The recent Dangote Refinery battle for survival in Nigeria is a critical reflection of Nigeria’s broader economic direction, according to energy expert, Dan D. Kunle.
In a statement to newsmen on Monday, Kunle noted that the battle transcends petrol imports, regulatory issues, or conflicts between private interests and the Nigerian National Petroleum Company Limited (NNPCL). It centres on whether Nigeria will build a robust industrial economy by refining its own oil or remain dependent on exporting crude and importing refined products.
Nigeria’s Long History of Broken National Ambition:
Kunle traced Nigeria’s repeated failures in strategic national projects, citing the collapse of the automobile industry in the 1970s and 1980s despite ambitious assembly plants like Peugeot Automobile Nigeria (PAN), Volkswagen, ANAMMCO, and others.
He noted similar declines in the railway network, Nigeria Airways, NITEL, NAFCON, the textile industry, and the Ajaokuta Steel Complex, attributing them to policy inconsistency, poor governance, infrastructure decay, and vested interests.
The expert observed that ongoing reforms under President Bola Ahmed Tinubu aim to address these weaknesses, but consistency in execution remains key.
The Oil Paradox That Weakened Nigeria:
For decades, Nigeria, Africa’s largest oil producer, has exported crude oil while importing refined petroleum products, a situation Kunle described as structurally flawed.
He highlighted how state-owned refineries suffered from inefficiency and poor maintenance, leading to a thriving import ecosystem involving traders, financiers, and intermediaries that benefits from the status quo at the expense of ordinary Nigerians through inflation, currency devaluation, and lost opportunities.
Why Dangote Refinery Changes the Equation:
Kunle described the Dangote Refinery as the most significant private sector attempt in decades to reverse this imbalance, encompassing refining capacity, petrochemicals, logistics, fertiliser production, and thousands of jobs.
He emphasised that it demonstrates industrial execution at a scale previously unachieved by the state, potentially reducing import dependence and strengthening energy security.
The Import System and the Structure of Dependence:
The subsidy and import regime, according to Kunle, created an expensive fiscal burden and an ecosystem where many interests profited from Nigeria’s inability to refine locally.
The Dangote Refinery, he said, disrupts this entrenched structure, explaining the heightened tensions.

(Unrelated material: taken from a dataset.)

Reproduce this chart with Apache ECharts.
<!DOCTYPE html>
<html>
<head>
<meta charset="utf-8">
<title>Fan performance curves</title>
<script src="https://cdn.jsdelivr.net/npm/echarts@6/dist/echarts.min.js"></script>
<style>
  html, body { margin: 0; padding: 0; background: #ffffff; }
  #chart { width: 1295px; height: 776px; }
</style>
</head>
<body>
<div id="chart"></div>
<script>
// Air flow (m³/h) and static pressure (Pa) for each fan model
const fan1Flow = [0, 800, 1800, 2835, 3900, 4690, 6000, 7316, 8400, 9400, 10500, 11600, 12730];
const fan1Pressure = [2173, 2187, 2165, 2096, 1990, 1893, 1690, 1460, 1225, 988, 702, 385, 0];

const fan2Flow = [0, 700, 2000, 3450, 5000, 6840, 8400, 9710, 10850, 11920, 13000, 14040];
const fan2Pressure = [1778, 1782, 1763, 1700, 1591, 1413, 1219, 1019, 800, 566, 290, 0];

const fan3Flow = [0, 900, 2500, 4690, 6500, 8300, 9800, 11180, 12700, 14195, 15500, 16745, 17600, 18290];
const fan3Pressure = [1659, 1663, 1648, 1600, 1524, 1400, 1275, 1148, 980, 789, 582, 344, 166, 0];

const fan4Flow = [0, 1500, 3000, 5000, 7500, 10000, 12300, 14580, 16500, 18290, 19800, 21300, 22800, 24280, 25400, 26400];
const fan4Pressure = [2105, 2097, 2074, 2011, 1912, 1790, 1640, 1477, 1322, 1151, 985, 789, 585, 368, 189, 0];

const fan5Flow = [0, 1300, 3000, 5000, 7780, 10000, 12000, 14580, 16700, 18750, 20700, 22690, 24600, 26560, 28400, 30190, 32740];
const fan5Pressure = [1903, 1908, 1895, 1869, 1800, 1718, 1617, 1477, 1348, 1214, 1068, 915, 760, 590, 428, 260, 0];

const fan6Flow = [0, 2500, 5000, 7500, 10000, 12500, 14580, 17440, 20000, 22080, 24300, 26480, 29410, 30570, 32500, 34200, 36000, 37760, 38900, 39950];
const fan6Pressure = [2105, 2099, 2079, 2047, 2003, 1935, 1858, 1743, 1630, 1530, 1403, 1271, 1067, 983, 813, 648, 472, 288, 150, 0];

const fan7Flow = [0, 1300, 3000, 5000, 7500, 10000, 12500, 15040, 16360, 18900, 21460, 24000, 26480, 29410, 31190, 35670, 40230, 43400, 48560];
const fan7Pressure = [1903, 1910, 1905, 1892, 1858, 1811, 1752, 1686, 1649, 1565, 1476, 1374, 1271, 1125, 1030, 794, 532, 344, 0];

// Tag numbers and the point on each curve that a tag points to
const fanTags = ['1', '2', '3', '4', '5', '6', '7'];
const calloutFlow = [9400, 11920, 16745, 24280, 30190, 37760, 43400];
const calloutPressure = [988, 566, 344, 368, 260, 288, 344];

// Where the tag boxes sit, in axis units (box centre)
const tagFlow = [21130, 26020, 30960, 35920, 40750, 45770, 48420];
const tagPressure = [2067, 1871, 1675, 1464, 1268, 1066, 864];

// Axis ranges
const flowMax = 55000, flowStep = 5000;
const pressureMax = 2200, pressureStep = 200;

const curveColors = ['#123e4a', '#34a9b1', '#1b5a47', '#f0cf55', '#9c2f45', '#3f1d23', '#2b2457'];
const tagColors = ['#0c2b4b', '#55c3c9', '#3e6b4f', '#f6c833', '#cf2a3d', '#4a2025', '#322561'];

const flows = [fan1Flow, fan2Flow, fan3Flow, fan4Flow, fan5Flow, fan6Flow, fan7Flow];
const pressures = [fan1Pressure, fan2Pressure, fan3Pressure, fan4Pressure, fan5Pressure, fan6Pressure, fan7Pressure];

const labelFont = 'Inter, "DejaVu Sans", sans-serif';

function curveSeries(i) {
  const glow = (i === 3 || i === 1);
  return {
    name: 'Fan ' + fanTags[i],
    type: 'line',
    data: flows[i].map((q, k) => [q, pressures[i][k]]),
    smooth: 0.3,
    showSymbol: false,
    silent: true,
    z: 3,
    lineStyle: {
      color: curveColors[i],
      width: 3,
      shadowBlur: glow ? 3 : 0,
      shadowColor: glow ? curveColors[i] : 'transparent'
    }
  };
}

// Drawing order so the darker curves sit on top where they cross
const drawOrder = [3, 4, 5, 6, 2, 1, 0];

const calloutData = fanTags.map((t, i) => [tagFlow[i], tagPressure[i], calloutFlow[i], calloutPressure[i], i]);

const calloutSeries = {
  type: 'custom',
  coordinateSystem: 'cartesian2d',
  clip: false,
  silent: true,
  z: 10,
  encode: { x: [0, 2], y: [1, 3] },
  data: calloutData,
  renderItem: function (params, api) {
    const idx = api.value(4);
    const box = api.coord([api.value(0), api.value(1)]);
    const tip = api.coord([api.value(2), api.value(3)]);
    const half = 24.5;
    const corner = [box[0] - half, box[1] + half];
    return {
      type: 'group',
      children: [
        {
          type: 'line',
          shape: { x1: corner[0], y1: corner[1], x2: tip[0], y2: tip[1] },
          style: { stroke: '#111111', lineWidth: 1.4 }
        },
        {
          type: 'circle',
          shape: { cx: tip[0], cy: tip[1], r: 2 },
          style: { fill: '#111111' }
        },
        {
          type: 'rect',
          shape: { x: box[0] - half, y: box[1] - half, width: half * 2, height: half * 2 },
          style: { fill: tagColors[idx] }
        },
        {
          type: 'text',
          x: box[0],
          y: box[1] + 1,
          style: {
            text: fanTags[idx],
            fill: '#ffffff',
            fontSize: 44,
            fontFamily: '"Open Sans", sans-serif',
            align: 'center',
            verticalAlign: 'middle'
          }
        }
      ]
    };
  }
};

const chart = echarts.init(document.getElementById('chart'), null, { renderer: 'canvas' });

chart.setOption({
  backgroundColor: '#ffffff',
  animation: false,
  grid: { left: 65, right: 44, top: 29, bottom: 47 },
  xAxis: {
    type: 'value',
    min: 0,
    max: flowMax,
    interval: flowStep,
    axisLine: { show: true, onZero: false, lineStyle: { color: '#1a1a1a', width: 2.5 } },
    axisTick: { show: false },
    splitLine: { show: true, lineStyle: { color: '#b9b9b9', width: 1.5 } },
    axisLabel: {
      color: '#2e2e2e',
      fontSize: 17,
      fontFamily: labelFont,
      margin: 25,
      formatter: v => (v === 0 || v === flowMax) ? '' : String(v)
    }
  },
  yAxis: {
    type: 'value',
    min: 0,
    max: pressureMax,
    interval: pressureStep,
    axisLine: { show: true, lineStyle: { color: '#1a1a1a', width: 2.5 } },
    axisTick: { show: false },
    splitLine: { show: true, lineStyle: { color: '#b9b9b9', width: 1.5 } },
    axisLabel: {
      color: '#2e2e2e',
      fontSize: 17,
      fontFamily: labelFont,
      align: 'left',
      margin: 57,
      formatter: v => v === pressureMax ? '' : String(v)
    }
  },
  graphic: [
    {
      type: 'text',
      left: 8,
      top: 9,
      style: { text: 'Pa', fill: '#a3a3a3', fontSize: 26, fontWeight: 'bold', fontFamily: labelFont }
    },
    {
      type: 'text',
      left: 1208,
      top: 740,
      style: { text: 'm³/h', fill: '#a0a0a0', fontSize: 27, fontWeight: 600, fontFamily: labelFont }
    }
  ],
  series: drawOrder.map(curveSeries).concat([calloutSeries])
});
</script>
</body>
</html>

The Monopoly Argument, NNPCL, and Institutional Contradictions:
Addressing criticisms of monopoly, Kunle stated that Dangote’s efforts to limit indiscriminate import licences aim to correct structural imbalances rather than eliminate competition.
He pointed to NNPCL’s conflicting roles as a 7.2 per cent shareholder in the refinery, a major importer of refined products, and a key player in regulation, describing it as a clear conflict of interest that undermines the credibility of monopoly claims.

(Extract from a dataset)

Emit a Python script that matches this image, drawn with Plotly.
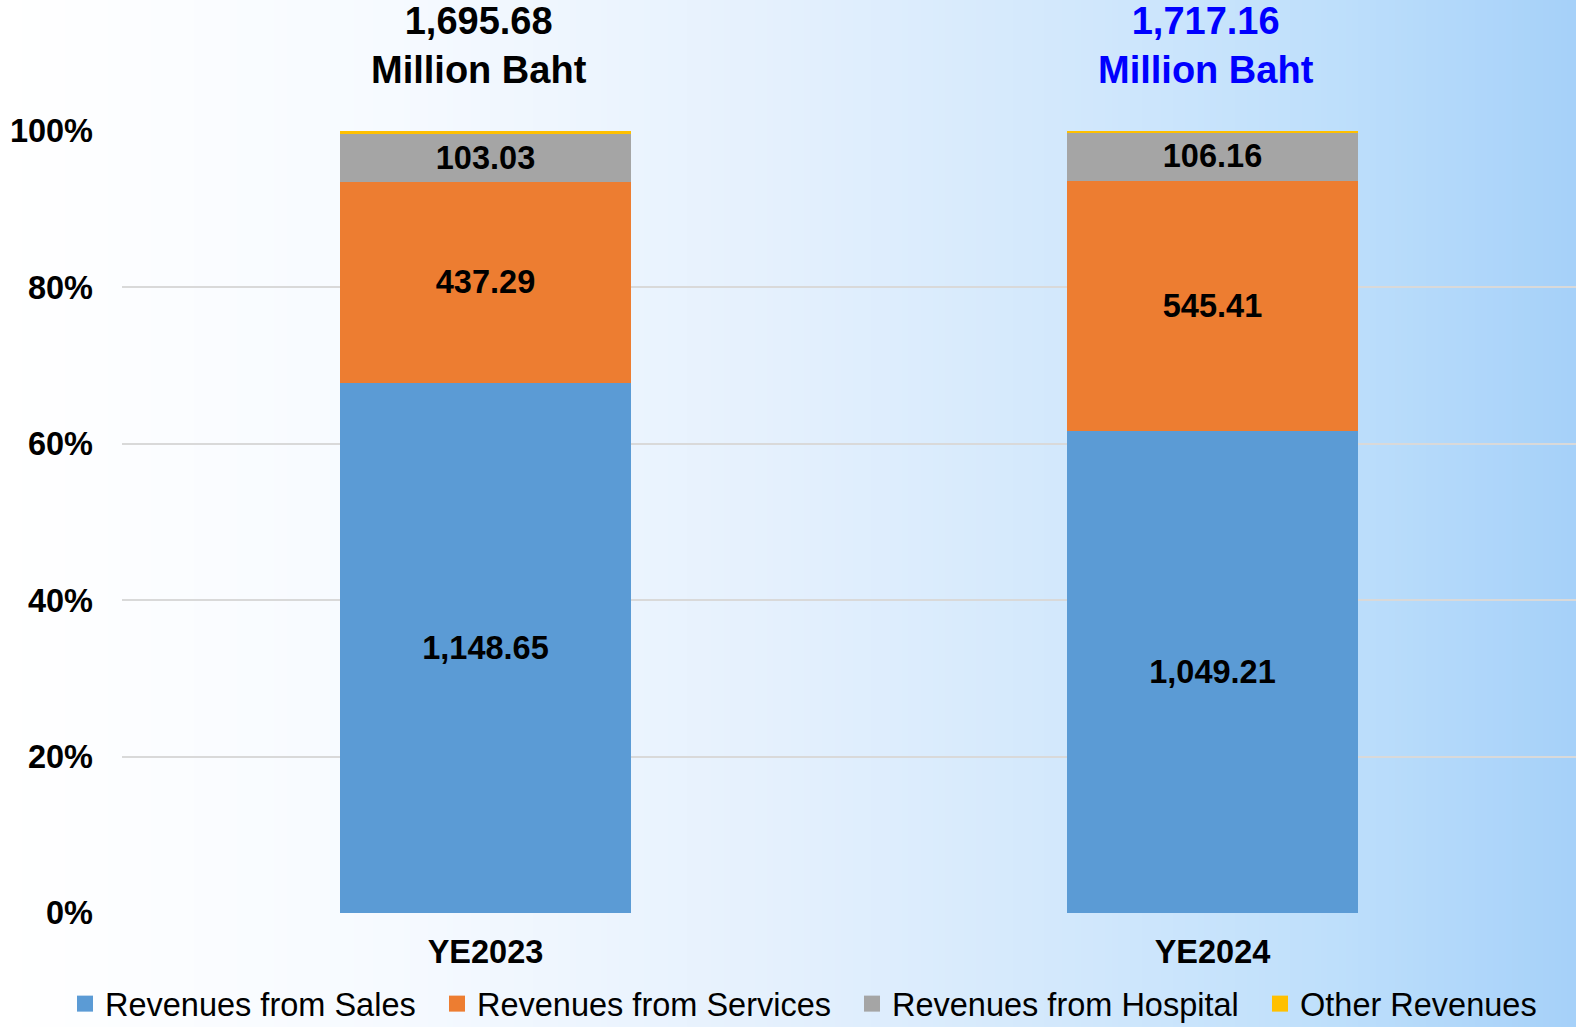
import base64, struct, zlib
import plotly.graph_objects as go

categories = ["YE2023", "YE2024"]
sales = [1148.65, 1049.21]
services = [437.29, 545.41]
hospital = [103.03, 106.16]
other = [6.71, 2.4]
totals_text = ["1,695.68<br>Million Baht", "1,717.16<br>Million Baht"]
total_colors = ["#000000", "#0000FF"]
ytick_vals = [0, 20, 40, 60, 80, 100]

# --- horizontal gradient background as an inline PNG ---
stops = [(0.0, (255, 255, 255)), (0.25, (246, 250, 255)), (0.5, (228, 240, 253)),
         (0.7, (208, 231, 252)), (0.85, (190, 223, 251)), (1.0, (166, 209, 249))]
def col_at(t):
    for (t0, c0), (t1, c1) in zip(stops[:-1], stops[1:]):
        if t0 <= t <= t1:
            f = (t - t0) / (t1 - t0)
            return tuple(int(round(a + (b - a) * f)) for a, b in zip(c0, c1))
    return stops[-1][1]
W = 256
row = b"\x00" + b"".join(bytes(col_at(i / (W - 1))) for i in range(W))
def chunk(tag, data):
    c = struct.pack(">I", len(data)) + tag + data
    return c + struct.pack(">I", zlib.crc32(tag + data) & 0xffffffff)
png = (b"\x89PNG\r\n\x1a\n" + chunk(b"IHDR", struct.pack(">IIBBBBB", W, 1, 8, 2, 0, 0, 0))
       + chunk(b"IDAT", zlib.compress(row)) + chunk(b"IEND", b""))
bg_uri = "data:image/png;base64," + base64.b64encode(png).decode()

FONT = "Liberation Sans, Arial, sans-serif"
colors = ["#5B9BD5", "#ED7D31", "#A5A5A5", "#FFC000"]
names = ["Revenues from Sales", "Revenues from Services", "Revenues from Hospital", "Other Revenues"]
values = [sales, services, hospital, other]
labelled = [True, True, True, False]
legend_ids = ["legend", "legend2", "legend3", "legend4"]
legend_left_px = [65, 437, 852, 1260]

fig = go.Figure()
for name, vals, color, show in zip(names, values, colors, labelled):
    fig.add_trace(go.Bar(
        name=name, x=categories, y=vals, customdata=vals, showlegend=False,
        marker=dict(color=color, line=dict(width=0)),
        texttemplate="<b>%{customdata:,.2f}</b>" if show else "",
        textposition="inside" if show else "none",
        insidetextanchor="middle", textangle=0, constraintext="none",
        insidetextfont=dict(family=FONT, size=32.5, color="#000000"),
        hoverinfo="skip",
    ))
# legend entries with larger square swatches, one legend box per entry
for name, color, lid in zip(names, colors, legend_ids):
    fig.add_trace(go.Scatter(
        name=name, x=[None], y=[None], mode="markers", legend=lid,
        marker=dict(symbol="square", size=17, color=color), showlegend=True,
        hoverinfo="skip"))

L, R, T, B = 122, 0, 131, 114
pw = 1576 - L - R
ph = 1027 - T - B
fig.add_layout_image(dict(
    source=bg_uri, xref="paper", yref="paper",
    x=-L / pw, y=1 + T / ph, sizex=1 + (L + R) / pw, sizey=1 + (T + B) / ph,
    xanchor="left", yanchor="top", sizing="stretch", layer="below"))

for cat, txt, c in zip(categories, totals_text, total_colors):
    fig.add_annotation(x=cat, xref="x", y=(913 - 45) / ph, yref="paper",
                       text="<b>" + txt + "</b>", showarrow=False, xshift=-7,
                       font=dict(family=FONT, size=38, color=c), yanchor="middle")

legend_style = dict(orientation="h", xanchor="left", y=(913 - 1004) / ph, yanchor="middle",
                    font=dict(family=FONT, size=32.5, color="#000000"),
                    bgcolor="rgba(0,0,0,0)", itemwidth=30, borderwidth=0)
legends = {lid: dict(legend_style, x=(px - L) / pw) for lid, px in zip(legend_ids, legend_left_px)}

fig.update_layout(
    width=1576, height=1027,
    margin=dict(l=L, r=R, t=T, b=B, autoexpand=False),
    barmode="stack", barnorm="percent", bargap=0.6,
    paper_bgcolor="white", plot_bgcolor="rgba(0,0,0,0)",
    font=dict(family=FONT, color="#000000"),
    showlegend=True,
    yaxis=dict(range=[0, 100], showgrid=True, gridcolor="#D9D9D9", gridwidth=2,
               zeroline=False, showline=False, ticks="", ticklabelstandoff=28,
               tickmode="array", tickvals=ytick_vals,
               ticktext=["<b>%d%%</b>" % v for v in ytick_vals],
               tickfont=dict(family=FONT, size=32.5, color="#000000")),
    xaxis=dict(showline=False, ticks="", ticklabelstandoff=16,
               tickmode="array", tickvals=categories,
               ticktext=["<b>%s</b>" % c for c in categories],
               tickfont=dict(family=FONT, size=32.5, color="#000000")),
    **legends,
)

fig.write_html("out.html", config={"displayModeBar": False},
               post_script="document.body.style.margin='0';document.body.style.overflow='hidden';")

“The real issue is not monopoly, it is structural transition,” he asserted.
Nigeria’s Defining Economic Choice:
Kunle presented Nigeria at a historic crossroads: continue with a dependency model of crude exports and fuel imports, or embrace refining, industrialisation, and domestic value creation.
He noted that President Tinubu’s reforms indicate awareness of these challenges, but long-term success hinges on consistent policy support for local production.
Kunle warned that Nigeria cannot afford to undermine the Dangote Refinery, describing it as one of the few large-scale industrial platforms with transformative potential.
He urged the current administration to support productive investment, enhance transparency, protect industrial capacity, and prioritise value creation over dependency.
“Nigeria must stop exporting crude and importing poverty. Nigeria must refine more of its own wealth,” Kunle concluded.